Torniamo al tuo impegno con il club a Vigevano: affronti il basket giocato con ambizioni o per te rimane un’attività collaterale che porti avanti per passione?
Assolutamente no. È una passione, ma mi alleno ogni giorno per migliorarmi perché ho degli obiettivi. Questo è anche uno dei motivi per cui ho scelto Vigevano, una piazza dove non si gioca per classificarsi: se avessi accantonato i miei sogni avrei scelto una realtà meno impegnativa per potermi dedicare maggiormente ai Da Move. È la competitività che mi porta a rimanere qui e a voler compiere sempre il passo successivo. Finché avrò la possibilità di intravederne uno successivo, proseguirò su questa strada.

Segui il basket africano?
Sì, e seguo il campionato ivoriano. Quando sono tornato in Costa d’Avorio quest’anno ho cercato di avvicinarmi alla realtà cestistica locale, ora ho contatti con membri della federazione. Il livello ovviamente non è paragonabile a quello europeo, ma ci sono dei buoni giocatori. Ho tante idee da sviluppare al riguardo, ma come sempre in questi casi bisogna costruire nel tempo. Vedremo se il tempo e le forze a disposizione ci permetteranno di realizzarle.

Se potessi ricevere una convocazione in Nazionale, vorresti vederla arrivare da Roma o da Yamoussoukro?
Non voglio essere ipocrita: come giocatore, se una cosa del genere fosse possibile, la più allettante sarebbe la Nazionale italiana.

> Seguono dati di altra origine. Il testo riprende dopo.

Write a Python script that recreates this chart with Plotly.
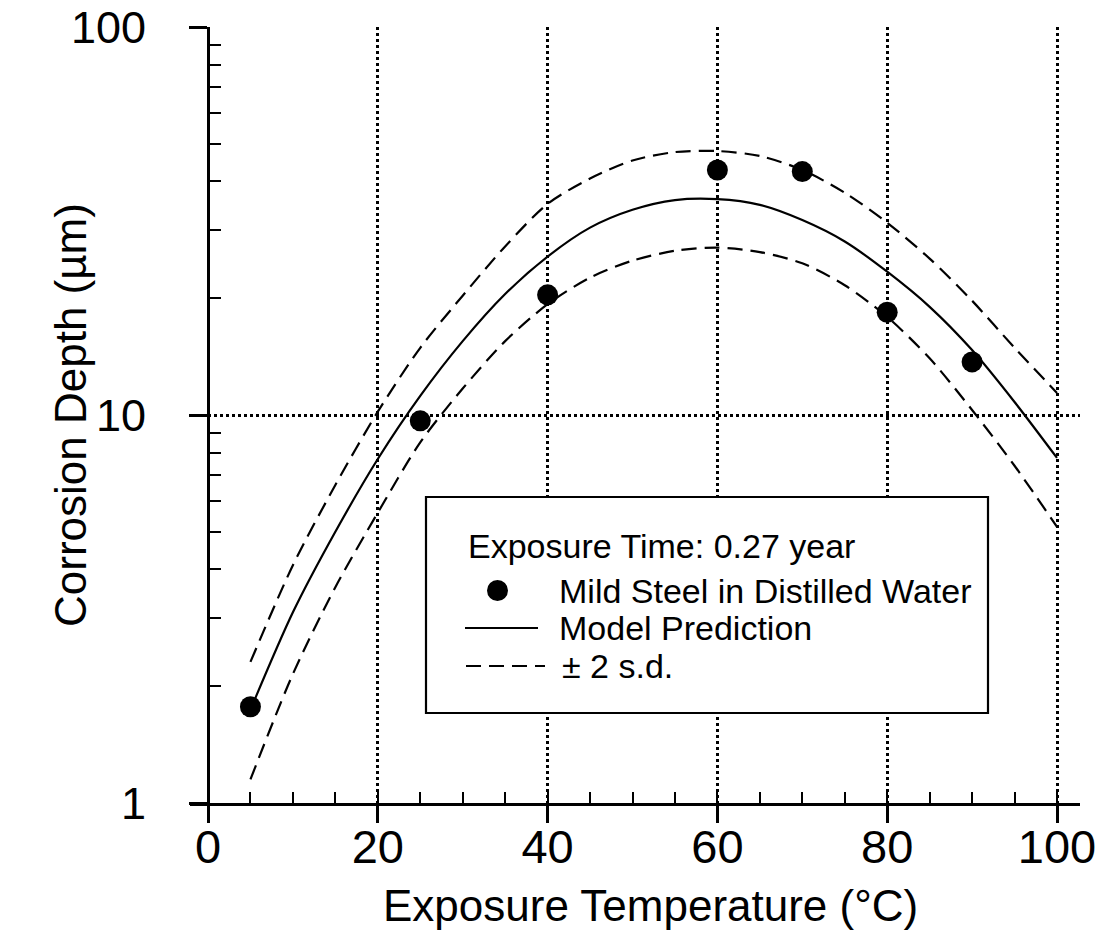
import plotly.graph_objects as go

# Measured corrosion depth of mild steel in distilled water (0.27 year exposure)
temp_obs = [5, 25, 40, 60, 70, 80, 90]
depth_obs = [1.77, 9.66, 20.4, 42.8, 42.4, 18.4, 13.7]

# Model prediction and +/- 2 s.d. band
temp_model = [5, 10, 15, 20, 25, 30, 35, 40, 45, 50,
              55, 60, 65, 70, 75, 80, 85, 90, 95, 100]
depth_model = [1.74, 3.1, 5.0, 7.7, 11.2, 15.5, 20.5, 25.6, 30.4, 33.8,
               35.8, 36.0, 34.8, 31.8, 28.0, 23.4, 19.0, 14.7, 10.8, 7.75]
depth_upper = [2.31, 4.1, 6.6, 10.2, 14.9, 20.3, 27.2, 35.0, 40.7, 45.3,
               47.6, 47.9, 46.5, 42.8, 37.4, 31.3, 25.3, 19.7, 14.9, 11.4]
depth_lower = [1.15, 2.15, 3.6, 5.6, 8.5, 11.7, 15.5, 19.3, 22.6, 25.0,
               26.5, 27.0, 26.3, 24.6, 21.6, 17.9, 14.0, 10.3, 7.4, 5.15]

x_major = [0, 20, 40, 60, 80, 100]
y_major = [1, 10, 100]
y_major_text = ["1", "10", "100"]
y_minor = [2, 3, 4, 5, 6, 7, 8, 9, 20, 30, 40, 50, 60, 70, 80, 90]

legend_title = "Exposure Time: 0.27 year"
name_obs = "Mild Steel in Distilled Water"
name_model = "Model Prediction"
name_band = "\u00b1 2 s.d."

W, H = 1102, 952
ML, MR, MT, MB = 190, 22, 27, 149
PW, PH = W - ML - MR, H - MT - MB
FONT = "Liberation Sans, Arial, sans-serif"
DASH = "15px,8px"
GRID_DASH = "2.5px,3.5px"


def px(x):
    return (x - ML) / PW


def py(y):
    return (H - MB - y) / PH


fig = go.Figure()
line_style = dict(color="black", width=2.2, shape="spline", smoothing=0.8)
fig.add_trace(go.Scatter(x=temp_model, y=depth_upper, mode="lines",
                         line=dict(line_style, dash=DASH), showlegend=False))
fig.add_trace(go.Scatter(x=temp_model, y=depth_lower, mode="lines",
                         line=dict(line_style, dash=DASH), showlegend=False))
fig.add_trace(go.Scatter(x=temp_model, y=depth_model, mode="lines",
                         line=line_style, showlegend=False))
fig.add_trace(go.Scatter(x=temp_obs, y=depth_obs, mode="markers",
                         marker=dict(color="black", size=21, line=dict(width=0)),
                         showlegend=False))

x_lo = -18 / 8.49
x_hi = (W - MR - 208) / 8.49
x_tick_font = dict(family=FONT, size=47, color="black")
y_tick_font = dict(family=FONT, size=45, color="black")

fig.update_layout(
    width=W, height=H,
    margin=dict(l=ML, r=MR, t=MT, b=MB, autoexpand=False),
    paper_bgcolor="white", plot_bgcolor="white",
    showlegend=False,
    xaxis=dict(
        range=[x_lo, x_hi], domain=[0, 1], anchor="y", automargin=False,
        tickvals=x_major, ticks="outside", ticklen=17, tickwidth=2.5, tickcolor="black",
        ticklabelstandoff=-16,
        showline=True, linewidth=3, linecolor="black",
        showgrid=True, gridcolor="black", gridwidth=2.5, griddash=GRID_DASH,
        zeroline=False, tickfont=x_tick_font,
        minor=dict(dtick=5, tick0=0, ticks="inside", ticklen=11, tickwidth=2.2,
                   tickcolor="black", showgrid=False),
    ),
    xaxis2=dict(
        range=[x_lo, x_hi], domain=[0, 1], overlaying="x", side="top", anchor="y",
        automargin=False,
        dtick=5, tick0=0, ticks="inside", ticklen=11, tickwidth=2.2, tickcolor="black",
        showticklabels=False, showline=True, linewidth=3, linecolor="black",
        showgrid=False, zeroline=False,
    ),
    yaxis=dict(
        type="log", range=[0, 2], domain=[0, 1], anchor="free", position=px(208),
        automargin=False,
        tickvals=y_major, ticktext=y_major_text, ticks="outside", ticklen=18,
        tickwidth=2.5, tickcolor="black", ticklabelstandoff=34,
        showline=True, linewidth=3, linecolor="black",
        showgrid=True, gridcolor="black", gridwidth=2.5, griddash=GRID_DASH,
        zeroline=False, tickfont=y_tick_font,
        minor=dict(tickvals=y_minor, ticks="inside", ticklen=11, tickwidth=2.2,
                   tickcolor="black", showgrid=False),
    ),
    yaxis2=dict(
        type="log", range=[0, 2], domain=[0, 1], overlaying="y", side="right", anchor="x",
        automargin=False,
        tickvals=y_minor, ticks="inside", ticklen=11, tickwidth=2.2, tickcolor="black",
        showticklabels=False, showline=True, linewidth=3, linecolor="black",
        showgrid=False, zeroline=False,
    ),
)

# Axis titles
fig.add_annotation(text="Exposure Temperature (\u00b0C)", xref="paper", yref="paper",
                   x=px(650), y=py(905), xanchor="center", yanchor="middle",
                   showarrow=False, font=dict(family=FONT, size=44, color="black"))
fig.add_annotation(text="Corrosion Depth (\u00b5m)", xref="paper", yref="paper",
                   x=px(70), y=py(415), xanchor="center", yanchor="middle",
                   showarrow=False, textangle=-90,
                   font=dict(family=FONT, size=44, color="black"))

# Legend box with its keys
fig.add_shape(type="rect", xref="paper", yref="paper",
              x0=px(426), x1=px(988), y0=py(713), y1=py(497),
              line=dict(color="black", width=2.2), fillcolor="white", layer="above")
legend_font = dict(family=FONT, size=34, color="black")


def legend_text(text, x, y):
    fig.add_annotation(text=text, xref="paper", yref="paper", x=px(x), y=py(y),
                       xanchor="left", yanchor="middle", showarrow=False,
                       font=legend_font)


legend_text(legend_title, 466, 546)
fig.add_shape(type="circle", xref="paper", yref="paper",
              x0=px(487), x1=px(508), y0=py(601), y1=py(580),
              line=dict(width=0), fillcolor="black", layer="above")
legend_text(name_obs, 557, 591)
fig.add_shape(type="line", xref="paper", yref="paper",
              x0=px(465), x1=px(538), y0=py(628), y1=py(628),
              line=dict(color="black", width=2), layer="above")
legend_text(name_model, 557, 628)
fig.add_shape(type="line", xref="paper", yref="paper",
              x0=px(466), x1=px(545), y0=py(666), y1=py(666),
              line=dict(color="black", width=2, dash=DASH), layer="above")
legend_text(name_band, 560, 666)

fig.write_html("out.html")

Io sono cresciuto in Italia, ci ho passato quasi tanto tempo quanto in Costa d’Avorio, sono arrivato qui che ero bambino e ho un attaccamento particolare nei confronti di questo Paese. Giocare in azzurro potrebbe essere gratificante perché le competizioni che si affrontano sono livello ben diverso ma, se mai una convocazione arriverà, penso che possa arrivare solamente dalla Nazionale ivoriana. E poi, per quanto io possa essere presuntuoso, ci sono ragazzi in categorie superiori alla mia che hanno dato molto di più alla pallacanestro italiana e meriterebbero una convocazione più di me”.

Con un simile spirito e simili doti, certo, risulta difficile mettere limiti alla provvidenza; ma quel che è certo è che, per chi vorrà farsi coinvolgere dallo spettacolo, Kam continuerà a volare sopra il ferro nelle manifestazioni cestistiche di tutta Italia. Guidato, come sempre, dalla passione.